The museum is spread across two buildings: the Cantonists’ Barracks (1826–1828) and the Kubicki Stables (1825–1826). In the Barracks — five exhibitions. The “Polish Hunting Room of the 19th and 20th Century” is a reconstructed noble interior with trophies, hunting firearms, and paintings tied to the hunting culture of the Polish-Lithuanian Commonwealth. “In the Field and in the Woods” splits into two parts: Forest (taxidermied forest mammals, ecosystem dioramas, rare and endangered species) and Birds (an ornithological collection of Polish habitat species). “Eyeball to Eyeball” displays exotic hunting trophies from beyond Europe. “Hunting Stories from Ancient Times to the Era of John III Sobieski” connects Polish traditions to the broader European noble hunting context.
In the Kubicki Stables, renovated between 2019 and 2021, two exhibitions. The Zbigniew Prus-Niewiadomski Coach House: a collection of horse-drawn carriages, sleighs, saddles, and riding accessories from the turn of the nineteenth and twentieth centuries. Each vehicle is a time capsule — craftsmanship, social status, travel from the age before automobiles. Next door — the Royal Weaving Manufactory: nineteenth-century Jacquard looms and ornamental fabrics from the royal textile workshop. This is the only place in Warsaw where you will see working looms of this type.
Why are these subjects in one museum? Because Lazienki is historically a royal hunting ground — the place where Polish monarchs hunted for centuries. Hunting and horsemanship are the twin pillars of szlachta (Polish nobility) culture, and in this park they find their natural context.
Tips
- Tickets: 30 PLN regular, 15 PLN reduced. Children over 7 and students under 26: 1 PLN. Children under 7 free. Large Family Card: 20 PLN (adults). Fridays are free (individual visits).
- Combined Lazienki ticket (Palace on the Isle + Old Orangery + Myslewicki Palace + Stables + Barracks): 60 PLN regular. Worth it if you plan to explore the full park.
- Hours change seasonally. Winter (Oct-Apr): Tue-Wed 9:00–16:00, Thu-Sat 10:00–18:00, Sun 10:00–16:00. Summer (May-Sep): Tue-Wed 10:00–17:00, Thu-Fri 10:00–18:00, Sat 12:00–20:00, Sun 10:00–16:00. Summer Saturdays stay open until 20:00.
- Ticket office closes 50 minutes before the building.
- Two buildings, short walk apart — next to each other in the park, but you will need to step outside.
- Budget 40–60 minutes for both buildings. This is not a large museum.
- Wheelchair access: Partial. The Barracks has ramps (ground floor), the Stables has wheelchair platforms (installed after the 2019–2021 renovation). Upper floors of the historic buildings have limitations.
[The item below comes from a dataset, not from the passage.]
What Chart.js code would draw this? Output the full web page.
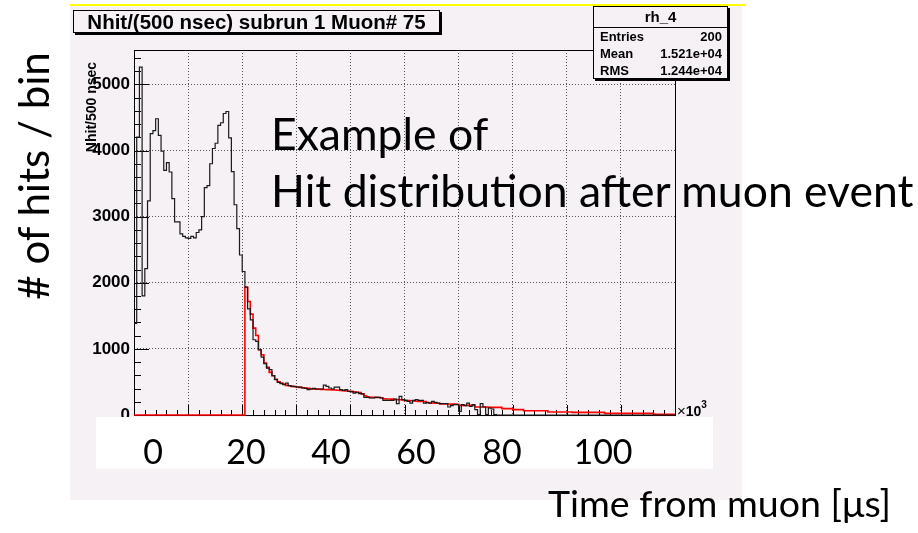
<!DOCTYPE html>
<html>
<head>
<meta charset="utf-8">
<script src="https://cdn.jsdelivr.net/npm/chart.js@4/dist/chart.umd.min.js"></script>
<style>
  body { margin: 0; width: 918px; height: 533px; background: #fff; position: relative; overflow: hidden;
         font-family: "Liberation Sans", Arial, sans-serif; }
  #pad { position: absolute; left: 70px; top: 6px; width: 672px; height: 494px; background: #f5f1f5; }
  #topline { position: absolute; left: 70px; top: 4px; width: 675px; height: 2px; background: #ffff00; }
  #title { position: absolute; left: 73px; top: 10px; width: 365px; height: 21px; border: 1px solid #000;
           box-shadow: 2px 2px 0 #000; background: #f5f1f5; font-weight: bold; font-size: 20.5px;
           line-height: 21px; text-align: center; }
  #stats { position: absolute; left: 593px; top: 6px; width: 133px; height: 71px; border: 1px solid #000;
           box-shadow: 2px 2px 0 #000; background: #f5f1f5; font-weight: bold; font-size: 13px; }
  #stats .head { height: 20px; line-height: 20px; text-align: center; border-bottom: 1px solid #000; font-size: 15px; }
  #stats .row { height: 17px; line-height: 17px; padding: 0 5px 0 6px; display: flex; justify-content: space-between; }
  #ytitle { position: absolute; left: 91px; top: 107px; font-weight: bold; font-size: 14px; white-space: nowrap;
            transform: translate(-50%, -50%) rotate(-90deg); }
  #xexp { position: absolute; left: 677px; top: 401px; font-size: 15px; white-space: nowrap; }
  #xexp b { font-size: 14px; }
  #xexp sup { font-size: 10px; font-weight: bold; position: relative; top: -2px; }
  #xbox { position: absolute; left: 96px; top: 417px; width: 617px; height: 52px; background: #fff; }
  .big { position: absolute; font-family: Lato, "Open Sans", sans-serif; color: #000; white-space: nowrap; }
  .xl { position: absolute; top: 430px; font-family: Lato, sans-serif; font-size: 34px; transform: translateX(-50%); }
</style>
</head>
<body>
<div id="topline"></div>
<div id="pad"><canvas id="histo-chart" width="672" height="494"></canvas></div>
<div id="title">Nhit/(500 nsec) subrun 1 Muon# 75</div>
<div id="stats">
  <div class="head">rh_4</div>
  <div class="row"><span>Entries</span><span>200</span></div>
  <div class="row"><span>Mean</span><span>1.521e+04</span></div>
  <div class="row"><span>RMS</span><span>1.244e+04</span></div>
</div>
<div id="ytitle">Nhit/500 nsec</div>
<div id="xexp">×<b>10</b><sup>3</sup></div>
<div id="xbox"></div>
<div id="xlabels"></div>
<div class="big" style="left:33px; top:176px; font-size:42px; transform: translate(-50%, -50%) rotate(-90deg);"># of hits / bin</div>
<div class="big" style="left:271px; top:104px; font-size:44.5px; line-height:57px;">Example of<br>Hit distribution after muon event</div>
<div class="big" style="left:548px; top:480px; font-size:37.5px;">Time from muon [μs]</div>

<script>
// histogram binning: 200 bins of 500 nsec, x axis in units of 10^3 nsec
var binWidth = 0.5;

// Nhit per bin (black histogram)
var hitsPerBin = [
    1385, 4204, 5262, 1803, 2215, 3238, 4255, 4300, 4480, 4230,
    3990, 3700, 3817, 3675, 3273, 2920, 2920, 2740, 2700, 2680,
    2670, 2700, 2680, 2760, 2800, 3000, 3440, 3470, 3800, 4030,
    4110, 4380, 4420, 4560, 4590, 4190, 3680, 3180, 2820, 2420,
    2170, 1933, 1606, 1440, 1138, 1113, 987, 876, 775, 710,
    685, 594, 534, 493, 473, 458, 483, 443, 433, 433,
    423, 423, 408, 403, 383, 393, 403, 393, 393, 393,
    453, 433, 408, 393, 423, 423, 383, 373, 383, 357,
    352, 332, 342, 322, 320, 267, 267, 257, 257, 267,
    267, 257, 222, 222, 222, 222, 242, 171, 282, 232,
    222, 206, 181, 222, 232, 222, 222, 181, 191, 181,
    206, 191, 181, 171, 171, 171, 121, 141, 156, 156,
    55, 156, 141, 181, 131, 156, 81, 5, 171, 121,
    5, 106, 91, 5, 0, 0, 0, 0, 0, 0,
    0, 0, 0, 0, 0, 0, 0, 0, 0, 0,
    0, 0, 0, 0, 0, 0, 0, 0, 0, 0,
    0, 0, 0, 0, 0, 0, 0, 0, 0, 0,
    0, 0, 0, 0, 0, 0, 0, 0, 0, 0,
    0, 0, 0, 0, 0, 0, 0, 0, 0, 0,
    0, 0, 0, 0, 0, 0, 0, 0, 0, 0
];

// fitted decay curve per bin (red)
var fitPerBin = [
    0, 0, 0, 0, 0, 0, 0, 0, 0, 0,
    0, 0, 0, 0, 0, 0, 0, 0, 0, 0,
    0, 0, 0, 0, 0, 0, 0, 0, 0, 0,
    0, 0, 0, 0, 0, 0, 0, 0, 0, 0,
    0, 1933, 1717, 1525, 1314, 1203, 987, 911, 785, 720,
    644, 594, 540, 503, 483, 468, 448, 443, 433, 428,
    423, 418, 413, 408, 403, 398, 395, 392, 390, 388,
    386, 384, 382, 380, 378, 375, 372, 368, 364, 360,
    357, 350, 345, 340, 320, 292, 275, 267, 267, 267,
    265, 262, 245, 242, 242, 240, 233, 232, 230, 228,
    218, 217, 216, 214, 207, 206, 205, 204, 185, 182,
    181, 180, 178, 168, 167, 167, 166, 165, 164, 163,
    146, 146, 146, 146, 146, 146, 122, 122, 122, 122,
    122, 116, 116, 116, 116, 116, 96, 96, 96, 96,
    81, 81, 81, 81, 65, 65, 65, 65, 65, 65,
    65, 65, 65, 45, 45, 45, 45, 45, 45, 45,
    45, 45, 40, 40, 40, 40, 40, 40, 40, 40,
    40, 40, 40, 40, 25, 25, 25, 25, 25, 25,
    25, 25, 25, 25, 25, 25, 25, 25, 25, 25,
    25, 25, 10, 10, 10, 10, 10, 10, 10, 10
];

// axis ticks
var yTickValues = [0, 1000, 2000, 3000, 4000, 5000];
var xTickValues = [0, 10, 20, 30, 40, 50, 60, 70, 80, 90, 100];

// labels written under the axis
var timeLabels = ["0", "20", "40", "60", "80", "100"];
var timeLabelX = [153, 246, 331, 416, 502, 603];

var xMin = 0, xMax = 100, yMax = 5520;

// turn bin contents into step points (left edge of each bin + closing point)
function toSteps(values) {
    var pts = values.map(function (v, i) { return {x: i * binWidth, y: v}; });
    pts.push({x: values.length * binWidth, y: values[values.length - 1]});
    return pts;
}

// ROOT style frame with inward ticks
var rootFrame = {
    id: 'rootFrame',
    beforeDatasetsDraw: function (chart) {
        var ctx = chart.ctx, a = chart.chartArea;
        var xs = chart.scales.x, ys = chart.scales.y;
        ctx.save();
        ctx.strokeStyle = '#000';
        ctx.lineWidth = 1;
        ctx.beginPath();
        for (var v = 0; v <= yMax; v += 200) {
            var py = Math.round(ys.getPixelForValue(v)) + 0.5;
            var len = (v % 1000 === 0) ? 15 : 7;
            ctx.moveTo(a.left, py);
            ctx.lineTo(a.left + len, py);
        }
        for (var t = 0; t <= xMax; t += 2) {
            var px = Math.round(xs.getPixelForValue(t)) + 0.5;
            var l = (t % 10 === 0) ? 10 : 5;
            ctx.moveTo(px, a.bottom);
            ctx.lineTo(px, a.bottom - l);
        }
        ctx.stroke();
        ctx.strokeRect(Math.round(a.left) + 0.5, Math.round(a.top) + 0.5,
            Math.round(a.right - a.left), Math.round(a.bottom - a.top));
        ctx.restore();
    }
};

function gridColor(edgeValues) {
    return function (c) {
        return edgeValues.indexOf(c.tick.value) >= 0 ? 'rgba(0,0,0,0)' : '#555';
    };
}

function fixedTicks(values) {
    return function (s) {
        s.ticks = values.map(function (v) { return {value: v}; });
    };
}

var ctx = document.getElementById('histo-chart').getContext('2d');
var chart = new Chart(ctx, {
    type: 'line',
    data: {
        datasets: [{
            label: 'rh_4',
            data: toSteps(hitsPerBin),
            stepped: 'before',
            borderColor: '#1a1a1a',
            borderWidth: 1.2,
            pointRadius: 0,
            fill: false,
            clip: 3
        }, {
            label: 'fit',
            data: toSteps(fitPerBin),
            stepped: 'before',
            borderColor: '#ff0000',
            borderWidth: 1.6,
            pointRadius: 0,
            fill: false,
            clip: 3
        }]
    },
    options: {
        responsive: false,
        animation: false,
        devicePixelRatio: 1,
        layout: {padding: {left: 0, top: 44, right: 67, bottom: 0}},
        plugins: {legend: {display: false}, tooltip: {enabled: false}},
        scales: {
            x: {
                type: 'linear',
                min: xMin,
                max: xMax,
                afterBuildTicks: fixedTicks(xTickValues),
                ticks: {display: false},
                grid: {color: gridColor([xMin, xMax]), drawTicks: false, lineWidth: 1},
                border: {display: false, dash: [1, 2]},
                afterFit: function (s) { s.height = 85; }
            },
            y: {
                type: 'linear',
                min: 0,
                max: yMax,
                afterBuildTicks: fixedTicks(yTickValues),
                ticks: {
                    padding: 4,
                    color: '#000',
                    callback: function (v) { return String(v); },
                    font: {family: '"Liberation Sans", Arial, sans-serif', weight: 'bold', size: 17}
                },
                grid: {color: gridColor([0]), drawTicks: false, lineWidth: 1},
                border: {display: false, dash: [1, 2]},
                afterFit: function (s) { s.width = 64; }
            }
        }
    },
    plugins: [rootFrame]
});

// labels under the axis, in the white strip
var holder = document.getElementById('xlabels');
timeLabels.forEach(function (txt, i) {
    var el = document.createElement('div');
    el.className = 'xl';
    el.style.left = timeLabelX[i] + 'px';
    el.textContent = txt;
    holder.appendChild(el);
});
</script>
</body>
</html>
- Strollers: Yes, on ground floors. Park paths are paved.
- Photography allowed without flash. Tripods and professional equipment require written permission.
- Large bags, rucksacks, umbrellas must be left in the free cloakroom.
- Air-conditioned — a welcome escape on hot days.
- Chopin on Sundays: From May to September, free piano concerts take place at the Chopin Monument — a few minutes’ walk from the museum.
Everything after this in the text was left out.